* [YOUR OBJECTIVE]
Emit the data below verbatim, stripping out any pictures.

=-=-=-=-=

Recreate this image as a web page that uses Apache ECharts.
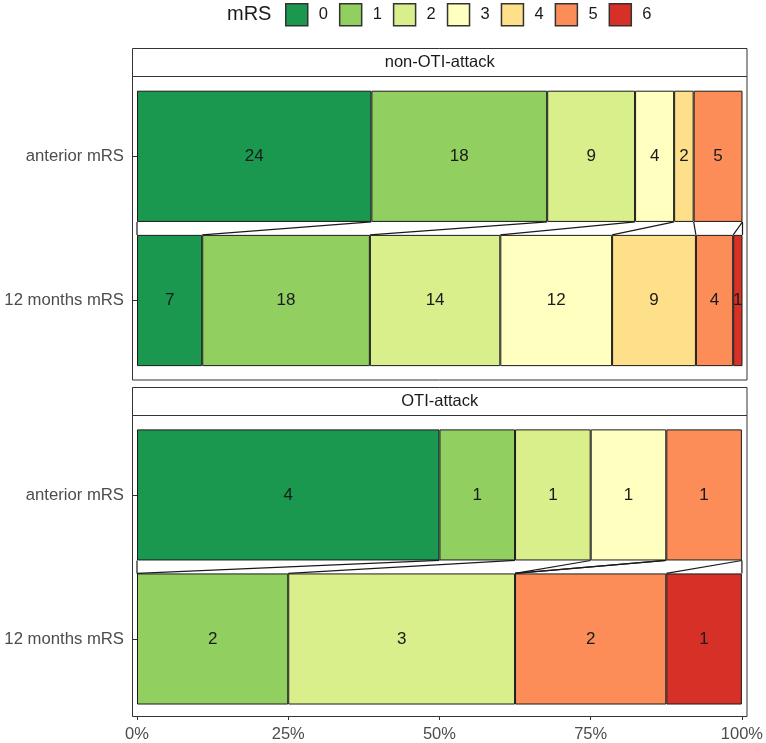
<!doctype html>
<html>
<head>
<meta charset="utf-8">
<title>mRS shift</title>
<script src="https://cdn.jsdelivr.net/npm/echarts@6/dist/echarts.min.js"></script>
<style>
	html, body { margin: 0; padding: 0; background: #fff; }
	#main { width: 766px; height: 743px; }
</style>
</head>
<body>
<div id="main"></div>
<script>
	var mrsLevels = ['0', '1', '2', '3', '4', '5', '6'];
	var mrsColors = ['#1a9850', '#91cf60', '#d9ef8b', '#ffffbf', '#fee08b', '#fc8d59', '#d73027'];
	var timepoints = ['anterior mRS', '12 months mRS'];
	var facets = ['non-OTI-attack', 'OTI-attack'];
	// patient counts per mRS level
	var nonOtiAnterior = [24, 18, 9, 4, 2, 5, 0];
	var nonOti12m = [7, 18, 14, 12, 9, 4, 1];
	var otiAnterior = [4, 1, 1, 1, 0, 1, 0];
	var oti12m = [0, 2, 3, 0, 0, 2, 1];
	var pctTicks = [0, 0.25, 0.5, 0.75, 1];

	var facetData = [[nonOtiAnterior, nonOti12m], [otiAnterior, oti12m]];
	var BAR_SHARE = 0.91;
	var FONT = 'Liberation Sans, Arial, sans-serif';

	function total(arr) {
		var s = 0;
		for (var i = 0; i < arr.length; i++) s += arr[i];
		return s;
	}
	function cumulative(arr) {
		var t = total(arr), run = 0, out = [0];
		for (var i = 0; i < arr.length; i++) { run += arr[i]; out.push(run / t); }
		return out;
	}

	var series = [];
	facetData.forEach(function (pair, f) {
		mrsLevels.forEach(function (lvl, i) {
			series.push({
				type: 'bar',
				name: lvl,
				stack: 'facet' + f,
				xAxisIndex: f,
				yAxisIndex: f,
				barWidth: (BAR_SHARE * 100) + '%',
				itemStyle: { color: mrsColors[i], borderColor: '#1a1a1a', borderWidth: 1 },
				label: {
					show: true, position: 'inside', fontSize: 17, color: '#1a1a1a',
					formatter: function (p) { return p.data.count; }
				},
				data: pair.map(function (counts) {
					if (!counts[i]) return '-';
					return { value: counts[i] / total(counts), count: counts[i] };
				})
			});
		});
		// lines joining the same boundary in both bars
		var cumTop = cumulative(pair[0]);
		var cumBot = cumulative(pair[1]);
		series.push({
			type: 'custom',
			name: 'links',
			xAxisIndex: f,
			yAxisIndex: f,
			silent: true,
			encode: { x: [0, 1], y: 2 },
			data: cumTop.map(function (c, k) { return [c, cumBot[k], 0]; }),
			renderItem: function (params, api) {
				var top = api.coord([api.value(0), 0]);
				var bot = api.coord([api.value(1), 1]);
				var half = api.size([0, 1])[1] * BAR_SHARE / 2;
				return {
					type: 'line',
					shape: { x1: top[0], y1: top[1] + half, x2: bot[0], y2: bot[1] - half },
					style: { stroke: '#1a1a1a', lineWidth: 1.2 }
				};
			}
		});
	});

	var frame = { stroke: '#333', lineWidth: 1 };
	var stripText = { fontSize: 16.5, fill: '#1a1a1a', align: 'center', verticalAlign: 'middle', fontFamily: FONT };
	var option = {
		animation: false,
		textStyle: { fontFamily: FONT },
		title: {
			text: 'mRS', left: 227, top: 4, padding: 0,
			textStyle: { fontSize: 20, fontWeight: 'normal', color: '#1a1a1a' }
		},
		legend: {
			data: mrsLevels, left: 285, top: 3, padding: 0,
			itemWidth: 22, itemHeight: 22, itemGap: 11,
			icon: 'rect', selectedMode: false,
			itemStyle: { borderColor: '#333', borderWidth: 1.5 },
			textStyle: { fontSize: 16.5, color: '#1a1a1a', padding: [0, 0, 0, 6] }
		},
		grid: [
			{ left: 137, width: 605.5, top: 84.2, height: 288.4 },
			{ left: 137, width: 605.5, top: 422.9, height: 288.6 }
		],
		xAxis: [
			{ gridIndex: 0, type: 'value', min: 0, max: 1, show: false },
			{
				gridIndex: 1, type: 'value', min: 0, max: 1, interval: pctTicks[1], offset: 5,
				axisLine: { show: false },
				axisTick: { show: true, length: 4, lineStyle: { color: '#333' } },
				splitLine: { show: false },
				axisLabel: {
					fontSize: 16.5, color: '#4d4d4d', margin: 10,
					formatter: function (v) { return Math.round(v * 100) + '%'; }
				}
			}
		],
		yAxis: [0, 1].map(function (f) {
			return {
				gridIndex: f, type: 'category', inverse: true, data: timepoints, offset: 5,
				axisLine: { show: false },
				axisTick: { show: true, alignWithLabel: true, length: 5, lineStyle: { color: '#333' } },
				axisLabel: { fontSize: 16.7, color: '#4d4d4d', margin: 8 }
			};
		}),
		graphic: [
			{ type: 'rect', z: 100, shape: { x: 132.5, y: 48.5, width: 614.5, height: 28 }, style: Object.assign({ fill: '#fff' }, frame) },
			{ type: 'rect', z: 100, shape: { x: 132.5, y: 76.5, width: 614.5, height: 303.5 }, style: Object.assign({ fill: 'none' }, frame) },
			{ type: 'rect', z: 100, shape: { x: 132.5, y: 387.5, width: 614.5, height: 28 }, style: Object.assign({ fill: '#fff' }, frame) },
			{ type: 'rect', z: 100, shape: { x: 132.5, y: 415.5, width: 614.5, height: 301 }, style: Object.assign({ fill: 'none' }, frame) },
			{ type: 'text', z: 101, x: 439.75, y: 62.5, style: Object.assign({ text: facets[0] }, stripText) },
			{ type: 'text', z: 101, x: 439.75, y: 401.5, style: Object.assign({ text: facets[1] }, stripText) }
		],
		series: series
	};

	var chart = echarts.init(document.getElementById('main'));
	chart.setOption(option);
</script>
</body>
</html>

=-=-=-=-=

* [EXPECTED ANSWER]
Recreate this image as a web page that uses Apache ECharts.
<!doctype html>
<html>
<head>
<meta charset="utf-8">
<title>mRS shift</title>
<script src="https://cdn.jsdelivr.net/npm/echarts@6/dist/echarts.min.js"></script>
<style>
	html, body { margin: 0; padding: 0; background: #fff; }
	#main { width: 766px; height: 743px; }
</style>
</head>
<body>
<div id="main"></div>
<script>
	var mrsLevels = ['0', '1', '2', '3', '4', '5', '6'];
	var mrsColors = ['#1a9850', '#91cf60', '#d9ef8b', '#ffffbf', '#fee08b', '#fc8d59', '#d73027'];
	var timepoints = ['anterior mRS', '12 months mRS'];
	var facets = ['non-OTI-attack', 'OTI-attack'];
	// patient counts per mRS level
	var nonOtiAnterior = [24, 18, 9, 4, 2, 5, 0];
	var nonOti12m = [7, 18, 14, 12, 9, 4, 1];
	var otiAnterior = [4, 1, 1, 1, 0, 1, 0];
	var oti12m = [0, 2, 3, 0, 0, 2, 1];
	var pctTicks = [0, 0.25, 0.5, 0.75, 1];

	var facetData = [[nonOtiAnterior, nonOti12m], [otiAnterior, oti12m]];
	var BAR_SHARE = 0.91;
	var FONT = 'Liberation Sans, Arial, sans-serif';

	function total(arr) {
		var s = 0;
		for (var i = 0; i < arr.length; i++) s += arr[i];
		return s;
	}
	function cumulative(arr) {
		var t = total(arr), run = 0, out = [0];
		for (var i = 0; i < arr.length; i++) { run += arr[i]; out.push(run / t); }
		return out;
	}

	var series = [];
	facetData.forEach(function (pair, f) {
		mrsLevels.forEach(function (lvl, i) {
			series.push({
				type: 'bar',
				name: lvl,
				stack: 'facet' + f,
				xAxisIndex: f,
				yAxisIndex: f,
				barWidth: (BAR_SHARE * 100) + '%',
				itemStyle: { color: mrsColors[i], borderColor: '#1a1a1a', borderWidth: 1 },
				label: {
					show: true, position: 'inside', fontSize: 17, color: '#1a1a1a',
					formatter: function (p) { return p.data.count; }
				},
				data: pair.map(function (counts) {
					if (!counts[i]) return '-';
					return { value: counts[i] / total(counts), count: counts[i] };
				})
			});
		});
		// lines joining the same boundary in both bars
		var cumTop = cumulative(pair[0]);
		var cumBot = cumulative(pair[1]);
		series.push({
			type: 'custom',
			name: 'links',
			xAxisIndex: f,
			yAxisIndex: f,
			silent: true,
			encode: { x: [0, 1], y: 2 },
			data: cumTop.map(function (c, k) { return [c, cumBot[k], 0]; }),
			renderItem: function (params, api) {
				var top = api.coord([api.value(0), 0]);
				var bot = api.coord([api.value(1), 1]);
				var half = api.size([0, 1])[1] * BAR_SHARE / 2;
				return {
					type: 'line',
					shape: { x1: top[0], y1: top[1] + half, x2: bot[0], y2: bot[1] - half },
					style: { stroke: '#1a1a1a', lineWidth: 1.2 }
				};
			}
		});
	});

	var frame = { stroke: '#333', lineWidth: 1 };
	var stripText = { fontSize: 16.5, fill: '#1a1a1a', align: 'center', verticalAlign: 'middle', fontFamily: FONT };
	var option = {
		animation: false,
		textStyle: { fontFamily: FONT },
		title: {
			text: 'mRS', left: 227, top: 4, padding: 0,
			textStyle: { fontSize: 20, fontWeight: 'normal', color: '#1a1a1a' }
		},
		legend: {
			data: mrsLevels, left: 285, top: 3, padding: 0,
			itemWidth: 22, itemHeight: 22, itemGap: 11,
			icon: 'rect', selectedMode: false,
			itemStyle: { borderColor: '#333', borderWidth: 1.5 },
			textStyle: { fontSize: 16.5, color: '#1a1a1a', padding: [0, 0, 0, 6] }
		},
		grid: [
			{ left: 137, width: 605.5, top: 84.2, height: 288.4 },
			{ left: 137, width: 605.5, top: 422.9, height: 288.6 }
		],
		xAxis: [
			{ gridIndex: 0, type: 'value', min: 0, max: 1, show: false },
			{
				gridIndex: 1, type: 'value', min: 0, max: 1, interval: pctTicks[1], offset: 5,
				axisLine: { show: false },
				axisTick: { show: true, length: 4, lineStyle: { color: '#333' } },
				splitLine: { show: false },
				axisLabel: {
					fontSize: 16.5, color: '#4d4d4d', margin: 10,
					formatter: function (v) { return Math.round(v * 100) + '%'; }
				}
			}
		],
		yAxis: [0, 1].map(function (f) {
			return {
				gridIndex: f, type: 'category', inverse: true, data: timepoints, offset: 5,
				axisLine: { show: false },
				axisTick: { show: true, alignWithLabel: true, length: 5, lineStyle: { color: '#333' } },
				axisLabel: { fontSize: 16.7, color: '#4d4d4d', margin: 8 }
			};
		}),
		graphic: [
			{ type: 'rect', z: 100, shape: { x: 132.5, y: 48.5, width: 614.5, height: 28 }, style: Object.assign({ fill: '#fff' }, frame) },
			{ type: 'rect', z: 100, shape: { x: 132.5, y: 76.5, width: 614.5, height: 303.5 }, style: Object.assign({ fill: 'none' }, frame) },
			{ type: 'rect', z: 100, shape: { x: 132.5, y: 387.5, width: 614.5, height: 28 }, style: Object.assign({ fill: '#fff' }, frame) },
			{ type: 'rect', z: 100, shape: { x: 132.5, y: 415.5, width: 614.5, height: 301 }, style: Object.assign({ fill: 'none' }, frame) },
			{ type: 'text', z: 101, x: 439.75, y: 62.5, style: Object.assign({ text: facets[0] }, stripText) },
			{ type: 'text', z: 101, x: 439.75, y: 401.5, style: Object.assign({ text: facets[1] }, stripText) }
		],
		series: series
	};

	var chart = echarts.init(document.getElementById('main'));
	chart.setOption(option);
</script>
</body>
</html>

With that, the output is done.